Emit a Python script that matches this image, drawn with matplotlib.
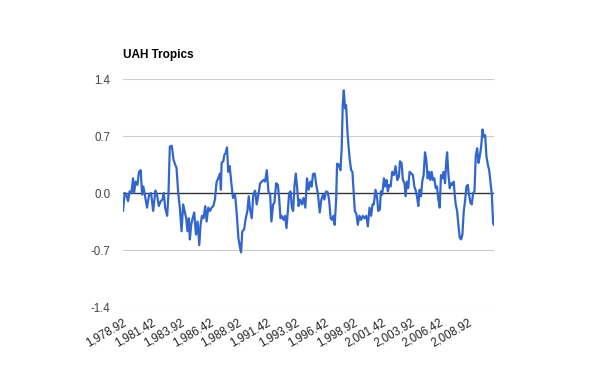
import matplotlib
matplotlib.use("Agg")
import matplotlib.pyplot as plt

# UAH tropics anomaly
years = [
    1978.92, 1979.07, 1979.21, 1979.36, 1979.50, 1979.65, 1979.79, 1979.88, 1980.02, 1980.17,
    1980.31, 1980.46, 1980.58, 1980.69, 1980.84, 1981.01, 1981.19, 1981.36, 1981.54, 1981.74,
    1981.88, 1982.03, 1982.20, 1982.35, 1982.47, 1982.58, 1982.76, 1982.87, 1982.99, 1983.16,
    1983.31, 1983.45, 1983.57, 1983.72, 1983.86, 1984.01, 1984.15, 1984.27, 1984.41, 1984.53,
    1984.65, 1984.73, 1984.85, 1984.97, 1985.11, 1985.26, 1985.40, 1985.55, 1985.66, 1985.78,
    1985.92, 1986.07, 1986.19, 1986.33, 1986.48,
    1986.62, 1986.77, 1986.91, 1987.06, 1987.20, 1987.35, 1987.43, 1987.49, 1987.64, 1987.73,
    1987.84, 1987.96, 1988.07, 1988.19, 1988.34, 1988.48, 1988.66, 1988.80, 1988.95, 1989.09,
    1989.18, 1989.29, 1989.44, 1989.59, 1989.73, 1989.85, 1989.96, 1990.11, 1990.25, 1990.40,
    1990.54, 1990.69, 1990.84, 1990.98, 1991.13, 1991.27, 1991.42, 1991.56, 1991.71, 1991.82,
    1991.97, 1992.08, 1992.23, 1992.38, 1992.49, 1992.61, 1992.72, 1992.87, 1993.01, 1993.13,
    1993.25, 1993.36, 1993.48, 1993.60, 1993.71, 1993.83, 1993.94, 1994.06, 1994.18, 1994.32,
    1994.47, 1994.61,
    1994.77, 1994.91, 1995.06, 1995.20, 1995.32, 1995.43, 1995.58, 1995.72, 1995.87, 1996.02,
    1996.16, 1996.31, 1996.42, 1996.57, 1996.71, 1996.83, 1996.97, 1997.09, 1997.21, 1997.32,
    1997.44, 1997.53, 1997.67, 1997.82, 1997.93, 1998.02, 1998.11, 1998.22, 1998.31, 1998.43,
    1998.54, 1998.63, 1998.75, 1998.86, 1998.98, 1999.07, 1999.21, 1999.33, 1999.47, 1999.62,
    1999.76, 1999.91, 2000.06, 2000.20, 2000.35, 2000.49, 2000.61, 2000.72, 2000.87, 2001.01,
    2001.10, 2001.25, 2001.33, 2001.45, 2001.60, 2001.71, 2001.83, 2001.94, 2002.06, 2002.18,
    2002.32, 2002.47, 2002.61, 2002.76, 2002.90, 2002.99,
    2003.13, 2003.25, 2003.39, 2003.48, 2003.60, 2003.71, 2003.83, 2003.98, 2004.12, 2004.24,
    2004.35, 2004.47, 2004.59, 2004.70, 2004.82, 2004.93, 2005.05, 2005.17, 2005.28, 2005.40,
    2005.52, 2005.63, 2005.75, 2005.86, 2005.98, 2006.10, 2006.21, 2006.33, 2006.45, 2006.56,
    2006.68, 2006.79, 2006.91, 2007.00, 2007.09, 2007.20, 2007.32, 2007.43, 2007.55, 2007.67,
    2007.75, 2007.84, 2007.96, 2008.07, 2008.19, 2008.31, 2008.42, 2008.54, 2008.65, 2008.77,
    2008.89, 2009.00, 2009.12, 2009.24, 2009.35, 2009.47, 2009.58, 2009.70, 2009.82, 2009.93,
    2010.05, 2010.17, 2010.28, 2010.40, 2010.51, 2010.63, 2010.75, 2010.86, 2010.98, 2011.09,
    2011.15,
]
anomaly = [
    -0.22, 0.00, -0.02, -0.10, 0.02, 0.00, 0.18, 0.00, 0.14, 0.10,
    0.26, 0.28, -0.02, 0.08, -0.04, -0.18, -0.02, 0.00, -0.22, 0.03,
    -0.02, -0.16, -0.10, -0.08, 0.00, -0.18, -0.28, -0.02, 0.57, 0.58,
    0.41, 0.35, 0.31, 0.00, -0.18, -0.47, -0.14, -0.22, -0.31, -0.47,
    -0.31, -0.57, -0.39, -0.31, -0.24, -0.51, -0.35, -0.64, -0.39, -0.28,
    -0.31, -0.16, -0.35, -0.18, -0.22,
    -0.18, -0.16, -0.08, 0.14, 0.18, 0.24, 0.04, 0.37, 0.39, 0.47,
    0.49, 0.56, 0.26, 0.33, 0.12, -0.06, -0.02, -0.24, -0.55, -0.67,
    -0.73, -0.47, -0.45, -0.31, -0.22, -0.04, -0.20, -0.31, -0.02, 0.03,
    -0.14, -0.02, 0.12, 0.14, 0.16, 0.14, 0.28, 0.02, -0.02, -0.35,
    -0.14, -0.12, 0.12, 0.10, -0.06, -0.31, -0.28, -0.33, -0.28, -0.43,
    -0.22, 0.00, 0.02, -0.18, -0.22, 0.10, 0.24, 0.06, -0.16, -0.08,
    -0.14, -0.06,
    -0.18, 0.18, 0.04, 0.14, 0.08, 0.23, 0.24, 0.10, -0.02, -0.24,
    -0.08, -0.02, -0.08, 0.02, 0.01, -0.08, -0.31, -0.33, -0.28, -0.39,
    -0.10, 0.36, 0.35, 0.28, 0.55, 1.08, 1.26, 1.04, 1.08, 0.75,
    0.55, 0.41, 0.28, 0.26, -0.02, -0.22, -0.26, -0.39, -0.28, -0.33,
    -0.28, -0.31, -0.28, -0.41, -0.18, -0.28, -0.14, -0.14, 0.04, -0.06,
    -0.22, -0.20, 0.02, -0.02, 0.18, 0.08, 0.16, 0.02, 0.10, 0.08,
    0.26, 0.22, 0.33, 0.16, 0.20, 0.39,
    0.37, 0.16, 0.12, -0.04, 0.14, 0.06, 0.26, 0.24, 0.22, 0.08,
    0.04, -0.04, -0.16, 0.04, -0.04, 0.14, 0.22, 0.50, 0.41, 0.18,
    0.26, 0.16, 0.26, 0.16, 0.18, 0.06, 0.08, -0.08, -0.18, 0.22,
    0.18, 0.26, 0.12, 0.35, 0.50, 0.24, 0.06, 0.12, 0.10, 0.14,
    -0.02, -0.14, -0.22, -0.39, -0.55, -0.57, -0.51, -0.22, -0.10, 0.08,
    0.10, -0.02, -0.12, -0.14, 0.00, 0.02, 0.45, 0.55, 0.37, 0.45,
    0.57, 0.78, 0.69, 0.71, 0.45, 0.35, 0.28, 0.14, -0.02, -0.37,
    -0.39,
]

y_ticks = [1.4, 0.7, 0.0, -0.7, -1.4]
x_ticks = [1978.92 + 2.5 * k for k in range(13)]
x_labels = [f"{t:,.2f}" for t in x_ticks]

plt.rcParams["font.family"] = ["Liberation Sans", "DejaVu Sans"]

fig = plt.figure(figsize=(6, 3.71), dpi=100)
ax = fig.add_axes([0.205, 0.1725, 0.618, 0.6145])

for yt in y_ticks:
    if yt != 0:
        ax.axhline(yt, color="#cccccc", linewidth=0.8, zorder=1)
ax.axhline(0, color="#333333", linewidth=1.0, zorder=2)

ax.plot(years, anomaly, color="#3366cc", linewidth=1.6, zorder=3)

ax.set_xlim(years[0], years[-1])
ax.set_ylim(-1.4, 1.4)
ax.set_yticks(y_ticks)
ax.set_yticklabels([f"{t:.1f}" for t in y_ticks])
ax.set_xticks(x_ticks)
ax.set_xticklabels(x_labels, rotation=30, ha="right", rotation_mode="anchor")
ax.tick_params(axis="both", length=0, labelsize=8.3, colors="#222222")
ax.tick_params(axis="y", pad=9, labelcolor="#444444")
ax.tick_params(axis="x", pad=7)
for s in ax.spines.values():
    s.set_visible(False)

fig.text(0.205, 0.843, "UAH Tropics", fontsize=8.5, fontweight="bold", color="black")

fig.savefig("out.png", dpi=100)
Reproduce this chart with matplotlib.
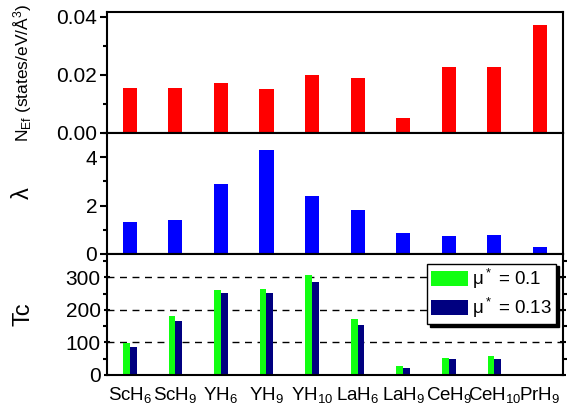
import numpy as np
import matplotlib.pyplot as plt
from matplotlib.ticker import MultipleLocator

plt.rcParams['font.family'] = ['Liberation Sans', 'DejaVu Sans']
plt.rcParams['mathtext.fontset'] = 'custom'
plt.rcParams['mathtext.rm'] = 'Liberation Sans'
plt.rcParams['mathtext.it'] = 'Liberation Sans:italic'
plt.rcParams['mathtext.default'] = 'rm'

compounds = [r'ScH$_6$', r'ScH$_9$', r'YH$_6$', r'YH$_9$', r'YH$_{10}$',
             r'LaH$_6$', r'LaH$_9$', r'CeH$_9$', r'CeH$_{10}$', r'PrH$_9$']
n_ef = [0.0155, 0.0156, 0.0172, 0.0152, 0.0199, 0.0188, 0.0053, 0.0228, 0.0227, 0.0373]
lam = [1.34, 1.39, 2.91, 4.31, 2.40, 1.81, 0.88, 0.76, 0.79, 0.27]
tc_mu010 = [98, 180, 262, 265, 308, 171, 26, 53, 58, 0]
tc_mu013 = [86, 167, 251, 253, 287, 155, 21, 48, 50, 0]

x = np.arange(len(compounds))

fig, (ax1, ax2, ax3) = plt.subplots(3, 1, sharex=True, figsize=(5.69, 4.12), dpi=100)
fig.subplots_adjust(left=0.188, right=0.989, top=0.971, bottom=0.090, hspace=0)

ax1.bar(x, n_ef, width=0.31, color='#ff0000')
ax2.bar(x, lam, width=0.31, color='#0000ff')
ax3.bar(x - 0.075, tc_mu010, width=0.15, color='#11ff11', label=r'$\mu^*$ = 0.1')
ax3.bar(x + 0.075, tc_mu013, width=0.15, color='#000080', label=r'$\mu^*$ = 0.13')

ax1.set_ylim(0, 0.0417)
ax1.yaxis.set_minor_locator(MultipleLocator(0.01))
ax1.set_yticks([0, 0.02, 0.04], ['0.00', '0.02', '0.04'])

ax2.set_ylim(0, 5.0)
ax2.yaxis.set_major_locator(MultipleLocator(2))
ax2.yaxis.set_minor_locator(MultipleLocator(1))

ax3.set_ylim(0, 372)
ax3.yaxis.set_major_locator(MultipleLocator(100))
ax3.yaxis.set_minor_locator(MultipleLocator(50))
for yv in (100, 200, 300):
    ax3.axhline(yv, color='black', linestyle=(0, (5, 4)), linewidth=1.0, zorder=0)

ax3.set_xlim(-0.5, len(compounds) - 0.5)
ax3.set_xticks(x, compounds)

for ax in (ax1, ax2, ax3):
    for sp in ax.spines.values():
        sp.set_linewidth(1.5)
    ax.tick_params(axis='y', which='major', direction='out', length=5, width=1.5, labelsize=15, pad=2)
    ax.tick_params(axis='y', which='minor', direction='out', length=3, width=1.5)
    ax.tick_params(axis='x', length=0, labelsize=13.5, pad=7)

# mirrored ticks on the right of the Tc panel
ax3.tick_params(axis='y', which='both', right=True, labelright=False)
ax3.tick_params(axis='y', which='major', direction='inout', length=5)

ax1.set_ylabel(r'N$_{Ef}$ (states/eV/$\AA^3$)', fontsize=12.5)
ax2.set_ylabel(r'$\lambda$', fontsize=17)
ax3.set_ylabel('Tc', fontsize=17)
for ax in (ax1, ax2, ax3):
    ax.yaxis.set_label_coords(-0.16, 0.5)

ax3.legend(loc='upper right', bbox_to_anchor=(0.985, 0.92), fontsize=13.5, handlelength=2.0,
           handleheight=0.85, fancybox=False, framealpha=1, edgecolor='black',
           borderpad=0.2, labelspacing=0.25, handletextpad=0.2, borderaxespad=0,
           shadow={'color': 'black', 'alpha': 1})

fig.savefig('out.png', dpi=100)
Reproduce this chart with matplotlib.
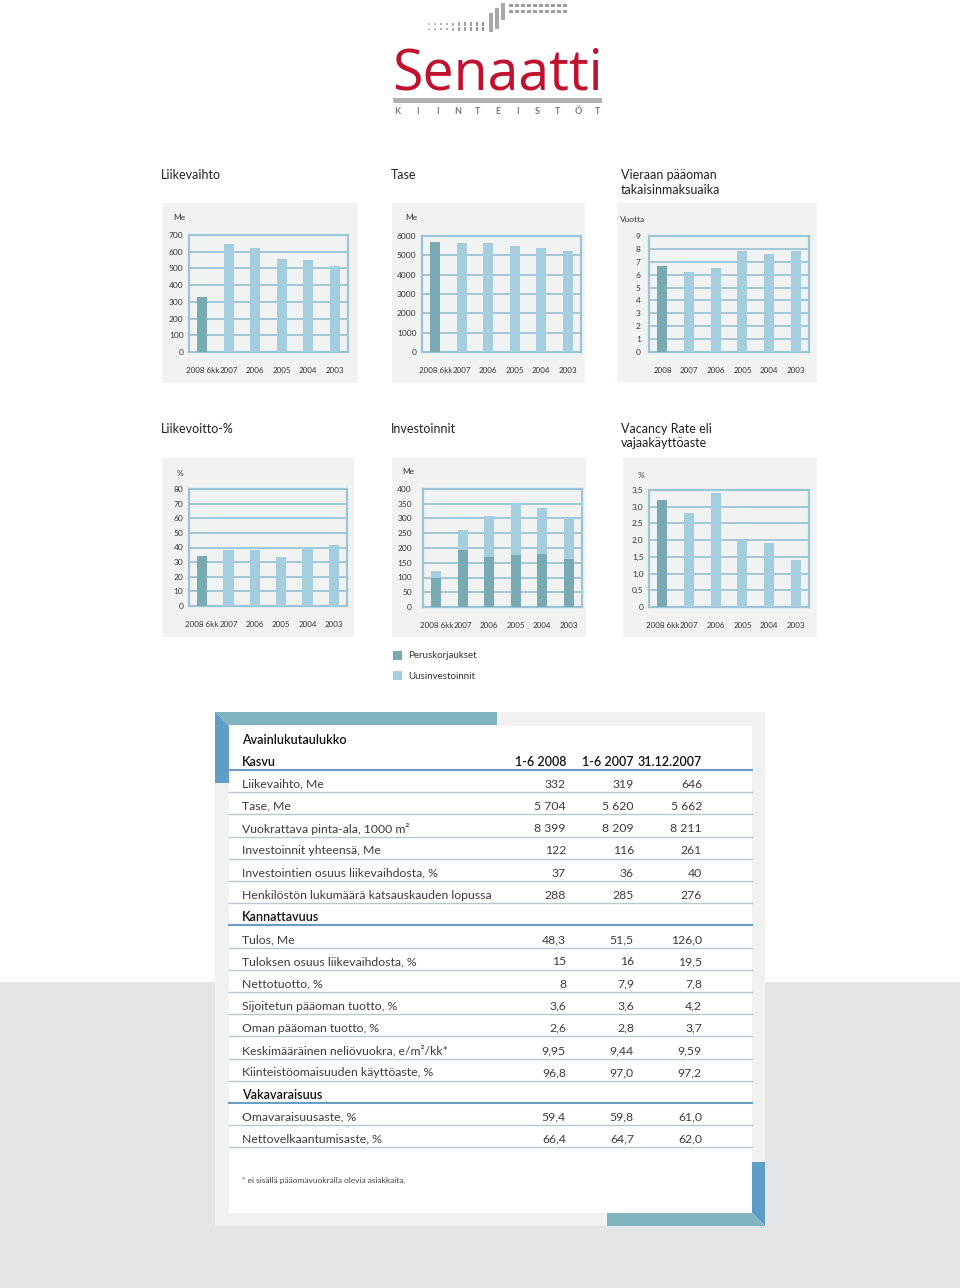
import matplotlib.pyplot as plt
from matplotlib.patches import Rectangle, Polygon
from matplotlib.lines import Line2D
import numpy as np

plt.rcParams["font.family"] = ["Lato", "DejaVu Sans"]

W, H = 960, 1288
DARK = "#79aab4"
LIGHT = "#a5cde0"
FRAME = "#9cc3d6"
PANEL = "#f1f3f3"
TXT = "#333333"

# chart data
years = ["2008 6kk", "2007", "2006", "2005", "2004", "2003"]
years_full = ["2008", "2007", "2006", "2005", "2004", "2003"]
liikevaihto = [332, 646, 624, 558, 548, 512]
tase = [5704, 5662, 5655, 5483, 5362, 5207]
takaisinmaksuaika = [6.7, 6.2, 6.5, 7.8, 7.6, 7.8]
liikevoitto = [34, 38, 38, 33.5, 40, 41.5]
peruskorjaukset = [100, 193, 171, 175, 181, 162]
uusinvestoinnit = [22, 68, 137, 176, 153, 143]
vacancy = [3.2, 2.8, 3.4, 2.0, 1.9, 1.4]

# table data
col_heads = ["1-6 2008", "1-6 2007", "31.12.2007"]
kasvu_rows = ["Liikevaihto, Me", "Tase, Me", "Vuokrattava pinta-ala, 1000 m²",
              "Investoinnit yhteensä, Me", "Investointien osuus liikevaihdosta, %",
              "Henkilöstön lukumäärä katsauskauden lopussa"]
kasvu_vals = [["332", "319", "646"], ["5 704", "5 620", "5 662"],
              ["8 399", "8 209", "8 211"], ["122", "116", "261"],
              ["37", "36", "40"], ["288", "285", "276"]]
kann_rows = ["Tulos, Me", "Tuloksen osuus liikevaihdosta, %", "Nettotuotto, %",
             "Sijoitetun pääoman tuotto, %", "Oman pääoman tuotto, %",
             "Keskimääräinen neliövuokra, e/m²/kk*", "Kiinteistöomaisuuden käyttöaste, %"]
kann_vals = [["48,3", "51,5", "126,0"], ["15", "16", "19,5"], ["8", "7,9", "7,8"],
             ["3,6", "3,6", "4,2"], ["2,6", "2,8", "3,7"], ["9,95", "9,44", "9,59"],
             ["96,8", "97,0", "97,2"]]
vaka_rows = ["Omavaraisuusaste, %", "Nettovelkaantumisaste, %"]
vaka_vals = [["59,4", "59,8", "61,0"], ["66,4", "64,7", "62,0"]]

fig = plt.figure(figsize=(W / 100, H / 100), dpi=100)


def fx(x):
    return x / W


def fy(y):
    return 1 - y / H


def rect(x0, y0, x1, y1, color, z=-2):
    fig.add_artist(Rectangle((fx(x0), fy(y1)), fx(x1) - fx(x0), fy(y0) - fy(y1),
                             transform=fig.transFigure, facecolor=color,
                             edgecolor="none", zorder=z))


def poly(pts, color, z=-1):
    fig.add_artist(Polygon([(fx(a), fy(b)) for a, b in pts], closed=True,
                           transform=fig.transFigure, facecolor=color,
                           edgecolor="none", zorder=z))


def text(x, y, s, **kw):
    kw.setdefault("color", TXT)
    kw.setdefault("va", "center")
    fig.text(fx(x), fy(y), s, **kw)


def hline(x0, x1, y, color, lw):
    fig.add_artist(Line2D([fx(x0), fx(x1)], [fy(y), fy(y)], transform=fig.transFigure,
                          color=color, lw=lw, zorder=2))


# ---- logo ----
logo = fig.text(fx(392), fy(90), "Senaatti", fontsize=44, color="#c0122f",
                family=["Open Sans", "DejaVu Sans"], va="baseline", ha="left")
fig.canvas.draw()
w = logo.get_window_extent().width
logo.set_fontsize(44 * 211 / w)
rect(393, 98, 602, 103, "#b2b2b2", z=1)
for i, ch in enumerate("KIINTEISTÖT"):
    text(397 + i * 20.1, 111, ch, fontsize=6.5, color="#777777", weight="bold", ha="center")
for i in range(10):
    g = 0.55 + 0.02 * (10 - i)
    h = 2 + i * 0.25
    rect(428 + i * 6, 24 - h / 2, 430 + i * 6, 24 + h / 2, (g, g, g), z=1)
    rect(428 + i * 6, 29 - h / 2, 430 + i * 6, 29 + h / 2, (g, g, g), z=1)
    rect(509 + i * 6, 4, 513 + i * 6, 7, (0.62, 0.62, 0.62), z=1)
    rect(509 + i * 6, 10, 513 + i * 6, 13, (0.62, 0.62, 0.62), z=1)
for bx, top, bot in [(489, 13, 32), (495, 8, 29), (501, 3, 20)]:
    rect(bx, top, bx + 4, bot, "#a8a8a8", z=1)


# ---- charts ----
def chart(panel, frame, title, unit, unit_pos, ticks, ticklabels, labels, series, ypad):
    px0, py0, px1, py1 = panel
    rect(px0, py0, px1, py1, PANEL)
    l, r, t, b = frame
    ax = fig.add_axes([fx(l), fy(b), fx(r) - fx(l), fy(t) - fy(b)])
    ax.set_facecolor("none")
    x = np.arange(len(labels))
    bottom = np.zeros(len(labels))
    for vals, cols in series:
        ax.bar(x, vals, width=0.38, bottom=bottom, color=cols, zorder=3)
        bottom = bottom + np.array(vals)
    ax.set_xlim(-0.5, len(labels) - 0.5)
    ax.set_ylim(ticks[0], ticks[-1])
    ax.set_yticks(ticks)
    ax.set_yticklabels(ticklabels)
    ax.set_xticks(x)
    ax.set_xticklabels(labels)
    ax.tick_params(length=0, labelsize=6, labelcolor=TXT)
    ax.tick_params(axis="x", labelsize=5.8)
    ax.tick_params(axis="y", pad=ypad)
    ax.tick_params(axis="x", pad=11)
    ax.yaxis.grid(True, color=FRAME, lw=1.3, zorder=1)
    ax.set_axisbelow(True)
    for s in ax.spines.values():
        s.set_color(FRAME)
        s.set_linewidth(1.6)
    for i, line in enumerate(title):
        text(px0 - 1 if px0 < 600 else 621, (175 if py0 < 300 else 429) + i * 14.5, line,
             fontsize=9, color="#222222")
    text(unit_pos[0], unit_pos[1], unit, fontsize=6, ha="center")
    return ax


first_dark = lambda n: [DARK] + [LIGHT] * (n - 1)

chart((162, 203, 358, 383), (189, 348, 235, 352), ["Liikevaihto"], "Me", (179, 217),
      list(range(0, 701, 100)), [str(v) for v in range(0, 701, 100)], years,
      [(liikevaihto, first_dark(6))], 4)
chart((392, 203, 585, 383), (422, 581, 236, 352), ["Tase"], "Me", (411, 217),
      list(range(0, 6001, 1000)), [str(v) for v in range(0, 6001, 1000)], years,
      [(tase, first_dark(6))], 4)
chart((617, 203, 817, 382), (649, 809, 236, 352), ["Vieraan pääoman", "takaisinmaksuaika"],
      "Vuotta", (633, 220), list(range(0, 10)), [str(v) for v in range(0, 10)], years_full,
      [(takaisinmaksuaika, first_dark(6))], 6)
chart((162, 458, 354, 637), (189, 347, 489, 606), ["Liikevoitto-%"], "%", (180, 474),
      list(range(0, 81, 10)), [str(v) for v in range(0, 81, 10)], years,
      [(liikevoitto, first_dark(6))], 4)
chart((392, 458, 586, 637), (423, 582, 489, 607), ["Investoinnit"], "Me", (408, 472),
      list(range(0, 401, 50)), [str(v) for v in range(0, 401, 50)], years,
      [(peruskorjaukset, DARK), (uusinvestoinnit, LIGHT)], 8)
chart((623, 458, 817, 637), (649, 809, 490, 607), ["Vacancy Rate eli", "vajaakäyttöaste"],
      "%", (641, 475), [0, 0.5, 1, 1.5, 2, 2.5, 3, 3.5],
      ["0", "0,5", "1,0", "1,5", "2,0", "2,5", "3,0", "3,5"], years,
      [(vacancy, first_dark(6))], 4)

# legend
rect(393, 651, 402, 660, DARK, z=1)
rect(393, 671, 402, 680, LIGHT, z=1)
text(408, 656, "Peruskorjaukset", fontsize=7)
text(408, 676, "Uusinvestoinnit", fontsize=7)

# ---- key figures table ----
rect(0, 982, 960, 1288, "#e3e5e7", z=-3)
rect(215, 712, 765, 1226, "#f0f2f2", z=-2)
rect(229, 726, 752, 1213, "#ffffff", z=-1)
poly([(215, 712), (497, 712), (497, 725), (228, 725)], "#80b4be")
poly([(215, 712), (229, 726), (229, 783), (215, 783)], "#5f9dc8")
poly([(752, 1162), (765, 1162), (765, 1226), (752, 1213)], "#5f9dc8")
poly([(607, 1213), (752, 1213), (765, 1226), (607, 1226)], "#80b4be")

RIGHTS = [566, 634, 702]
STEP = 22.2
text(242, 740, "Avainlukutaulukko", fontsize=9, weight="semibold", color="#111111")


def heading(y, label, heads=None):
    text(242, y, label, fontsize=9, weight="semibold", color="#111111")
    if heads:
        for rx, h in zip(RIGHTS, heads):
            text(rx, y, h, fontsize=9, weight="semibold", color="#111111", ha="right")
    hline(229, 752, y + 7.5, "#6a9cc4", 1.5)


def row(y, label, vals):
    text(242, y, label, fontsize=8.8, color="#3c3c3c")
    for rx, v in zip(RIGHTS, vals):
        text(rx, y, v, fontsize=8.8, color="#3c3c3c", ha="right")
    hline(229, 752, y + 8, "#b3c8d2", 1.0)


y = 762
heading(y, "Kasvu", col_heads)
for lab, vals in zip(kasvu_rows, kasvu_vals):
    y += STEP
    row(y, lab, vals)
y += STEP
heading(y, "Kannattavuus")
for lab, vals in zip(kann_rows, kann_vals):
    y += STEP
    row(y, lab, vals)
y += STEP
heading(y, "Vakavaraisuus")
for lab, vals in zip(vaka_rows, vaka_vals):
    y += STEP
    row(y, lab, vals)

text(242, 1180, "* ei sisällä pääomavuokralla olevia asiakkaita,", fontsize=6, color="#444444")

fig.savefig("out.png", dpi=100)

- [Exercise aim]: Return every line above that contains the word "matplotlib".

- [Answer to the problem]:
Emit a Python script that matches this image, drawn with matplotlib.
import matplotlib
matplotlib.use("Agg")
import matplotlib.pyplot as plt
Reproduce this chart with matplotlib.
import matplotlib.pyplot as plt
from matplotlib.ticker import MultipleLocator
Reproduce this chart with matplotlib.
import matplotlib.pyplot as plt
from matplotlib.patches import Rectangle, Polygon
from matplotlib.lines import Line2D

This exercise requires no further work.